Glad they caught it for you....I also had an unauthorized charge and when I called them, they immediately reversed it and sent me a new card....I now check my account on-line even in between statements for activity.....


----------



## Misty. (Feb 22, 2012)

I don't check the website and/or app as much as I possibly should, but I have alerts set to send me text messages for practically everything that Chase thought of, including purchases over a certain (customizable) amount, or purchases made online/by phone/by mail.


----------



## Ryan (Feb 22, 2012)

jis said:


> the_traveler said:
> 
> 
> > They verified all my information and that I did not make the charge (and told me it would not be charged)! They cancelled my card and will issue me a new card and number - and it will be delivered overnight!
> ...


Seconded. I got gotten last fall and was impressed by their response.


----------



## gswager (Feb 22, 2012)

I did the same thing last year or so via phone call. I'm very satisfied with the Chase customer service!


----------



## DivMiler (Feb 23, 2012)

the_traveler said:


> They verified all my information and that I did not make the charge (and told me it would not be charged)!

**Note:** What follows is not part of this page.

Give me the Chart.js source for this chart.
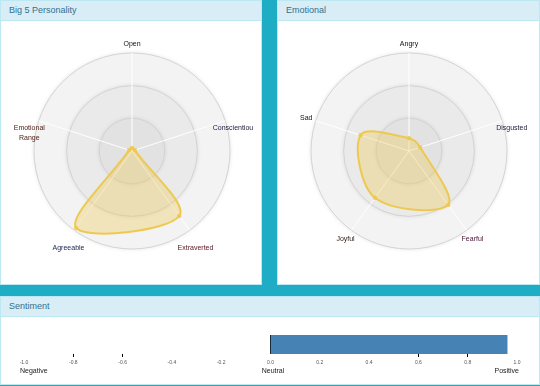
<!DOCTYPE html>
<html><head><meta charset="utf-8">
<script src="https://cdn.jsdelivr.net/npm/chart.js@4"></script>
<style>
html,body{margin:0;padding:0;}
body{width:540px;height:386px;background:#1eadc4;position:relative;overflow:hidden;font-family:"Liberation Sans",Arial,sans-serif;}
.panel{position:absolute;background:#fff;border:1px solid #bce8f1;box-sizing:border-box;}
.head{position:absolute;left:0;top:0;right:0;height:20px;background:#d9edf7;border-bottom:1px solid #bce8f1;color:#31708f;font-size:9px;line-height:19px;padding-left:8px;box-sizing:border-box;}
canvas{position:absolute;}
</style></head>
<body>
<div class="panel" style="left:0;top:0;width:262px;height:285px;"><div class="head">Big 5 Personality</div></div>
<div class="panel" style="left:277px;top:0;width:263px;height:285px;"><div class="head">Emotional</div></div>
<div class="panel" style="left:0;top:296px;width:540px;height:89px;"><div class="head">Sentiment</div></div>
<canvas id="c1" width="252" height="263" style="left:1px;top:21px;"></canvas>
<canvas id="c2" width="261" height="263" style="left:278px;top:21px;"></canvas>
<canvas id="c3" width="540" height="67" style="left:0;top:317px;"></canvas>
<script>
// ---- data ----
const big5Labels = ['Open', 'Conscientious', 'Extraverted', 'Agreeable', ['Emotional', 'Range']];
const big5Values = [0.03, 0.03, 0.82, 0.97, 0.03];
const emoLabels = ['Angry', 'Disgusted', 'Fearful', 'Joyful', 'Sad'];
const emoValues = [0.13, 0.12, 0.68, 0.59, 0.52];
const sentimentCategories = ['Sentiment'];
const sentimentValues = [0.96];
const sentimentEndLabels = ['Negative', 'Neutral', 'Positive'];

const FONT = '"Liberation Sans", Arial, sans-serif';
const GOLD = '#EDC951';

const radarDeco = {
  id: 'radarDeco',
  beforeDraw(chart) {
    const s = chart.scales.r, ctx = chart.ctx;
    const levels = [1, 2/3, 1/3];
    const fills = ['#f3f3f3', '#eaeaea', '#e2e2e2'];
    ctx.save();
    levels.forEach((v, i) => {
      const r = s.getDistanceFromCenterForValue(v);
      ctx.beginPath();
      ctx.arc(s.xCenter, s.yCenter, r, 0, Math.PI * 2);
      ctx.shadowColor = 'rgba(0,0,0,0.12)';
      ctx.shadowBlur = 4;
      ctx.fillStyle = fills[i];
      ctx.fill();
    });
    ctx.restore();
  },
  afterDraw(chart, args, opts) {
    const s = chart.scales.r, ctx = chart.ctx;
    const labels = chart.data.labels;
    ctx.save();
    ctx.font = '7px ' + FONT;
    ctx.textAlign = 'center';
    ctx.textBaseline = 'middle';
    labels.forEach((lab, i) => {
      const p = s.getPointPosition(i, s.drawingArea);
      const a = s.getIndexAngle(i) - Math.PI / 2;
      const x = p.x + 10 * Math.cos(a);
      const y = p.y + opts.dy[i];
      const lines = Array.isArray(lab) ? lab : [lab];
      ctx.fillStyle = opts.colors[i];
      lines.forEach((t, k) => ctx.fillText(t, x, y + k * 10));
    });
    ctx.restore();
  }
};

function radar(id, labels, values, deco) {
  return new Chart(document.getElementById(id), {
    type: 'radar',
    data: { labels: labels, datasets: [{
      data: values,
      backgroundColor: 'rgba(237,201,81,0.35)',
      borderColor: GOLD,
      borderWidth: 2,
      pointRadius: 2.2,
      pointBorderWidth: 0,
      pointBackgroundColor: 'rgba(237,201,81,0.9)',
      tension: 0.35
    }]},
    options: {
      responsive: false, animation: false,
      elements: { line: { capBezierPoints: false } },
      layout: { padding: deco.padding },
      plugins: { legend: { display: false }, tooltip: { enabled: false }, radarDeco: deco },
      scales: { r: {
        min: 0, max: 1,
        ticks: { display: false, count: 4 },
        grid: { circular: true, color: '#d4d4d4', lineWidth: 1 },
        angleLines: { color: '#ffffff', lineWidth: 1 },
        pointLabels: { display: false }
      }}
    },
    plugins: [radarDeco]
  });
}

radar('c1', big5Labels, big5Values, {
  padding: { left: 33, right: 23, top: 32, bottom: 35 },
  dy: [-9, 7.3, 18, 18, 7.3],
  colors: ['#111111', '#1b1b3a', '#5c1420', '#1b2050', '#4a1c10']
});
radar('c2', emoLabels, emoValues, {
  padding: { left: 33, right: 32, top: 32, bottom: 35 },
  dy: [-9, 7.3, 9, 9, -2.7],
  colors: ['#111111', '#1b1b3a', '#4a1438', '#2b1a14', '#111111']
});

const sentimentDeco = {
  id: 'sentimentDeco',
  afterDraw(chart) {
    const x = chart.scales.x, ctx = chart.ctx;
    const y = 54;
    ctx.save();
    ctx.font = '7px ' + FONT;
    ctx.fillStyle = '#1a1a1a';
    ctx.textBaseline = 'middle';
    ctx.textAlign = 'left';
    ctx.fillText(sentimentEndLabels[0], x.getPixelForValue(-1) - 4, y);
    ctx.textAlign = 'center';
    ctx.fillText(sentimentEndLabels[1], x.getPixelForValue(0) + 2.5, y);
    ctx.textAlign = 'right';
    ctx.fillText(sentimentEndLabels[2], x.getPixelForValue(1) + 2, y);
    ctx.restore();
  }
};

new Chart(document.getElementById('c3'), {
  type: 'bar',
  data: { labels: sentimentCategories, datasets: [{
    data: sentimentValues,
    backgroundColor: '#4682b4',
    borderWidth: 0,
    barPercentage: 1,
    categoryPercentage: 1
  }]},
  options: {
    indexAxis: 'y',
    responsive: false, animation: false,
    layout: { padding: { left: 24, right: 23, top: 18, bottom: 18 } },
    plugins: { legend: { display: false }, tooltip: { enabled: false } },
    scales: {
      y: { display: false },
      x: {
        min: -1, max: 1, z: 1,
        afterFit: (s) => { s.height = 12; },
        border: { display: false },
        grid: {
          drawOnChartArea: true,
          tickLength: 3,
          color: (c) => (c.tick && Math.abs(c.tick.value) < 1e-9) ? '#000000' : 'rgba(0,0,0,0)',
          tickColor: (c) => {
            const v = c.tick ? Math.abs(c.tick.value) : 0;
            return (Math.abs(v - 0.6) < 1e-6 || Math.abs(v - 0.8) < 1e-6) ? '#000000' : 'rgba(0,0,0,0)';
          },
          lineWidth: 1
        },
        ticks: {
          stepSize: 0.2,
          padding: 3,
          autoSkip: false,
          maxRotation: 0,
          font: { size: 5, family: FONT },
          color: '#555555',
          callback: (v) => Number(v).toFixed(1)
        }
      }
    }
  },
  plugins: [sentimentDeco]
});
</script>
</body></html>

Traveler, but now you won't get the AGR points that you would have coming for the fraudulent purchase!

Please tell us this crossed your mind... ^_^


----------



## AC4400 (Feb 23, 2012)

I experienced the same thing a couple of years ago. However in the following month, Chase automatically enrolled me in a "fraud protection program" and charged me $7.99. Then I have to call them to quit from that program.


----------



## Devil's Advocate (Feb 23, 2012)

AC4400 said:


> I experienced the same thing a couple of years ago. However in the following month, Chase automatically enrolled me in a "fraud protection program" and charged me $7.99. Then I have to call them to quit from that program.


That sucks! Thanks for the warning though.


----------



## Bigval109 (Feb 24, 2012)

the_traveler said:


> This morning, I received an email from Chase about possible fraud on my card. It had a phone number in the email for the "fraud department". Not being sure if this was phishing, I called the customer service number on my card directly. After verifying the denied charge - which I did not make - I was indeed transferred to the fraud department.
> 
> They verified all my information and that I did not make the charge (and told me it would not be charged)! They cancelled my card and will issue me a new card and number - and it will be delivered overnight!
> 
> ...


 this happened to a friend of mine. He had just gotten his new AGR card and it had been hacked before he even got it out the envelope. They called and canceled his card and said they will send him a new one. He said this is the new one.


----------



## Devil's Advocate (Feb 24, 2012)

Bigval109 said:


> He had just gotten his new AGR card and it had been hacked before he even got it out the envelope. They called and canceled his card and said they will send him a new one.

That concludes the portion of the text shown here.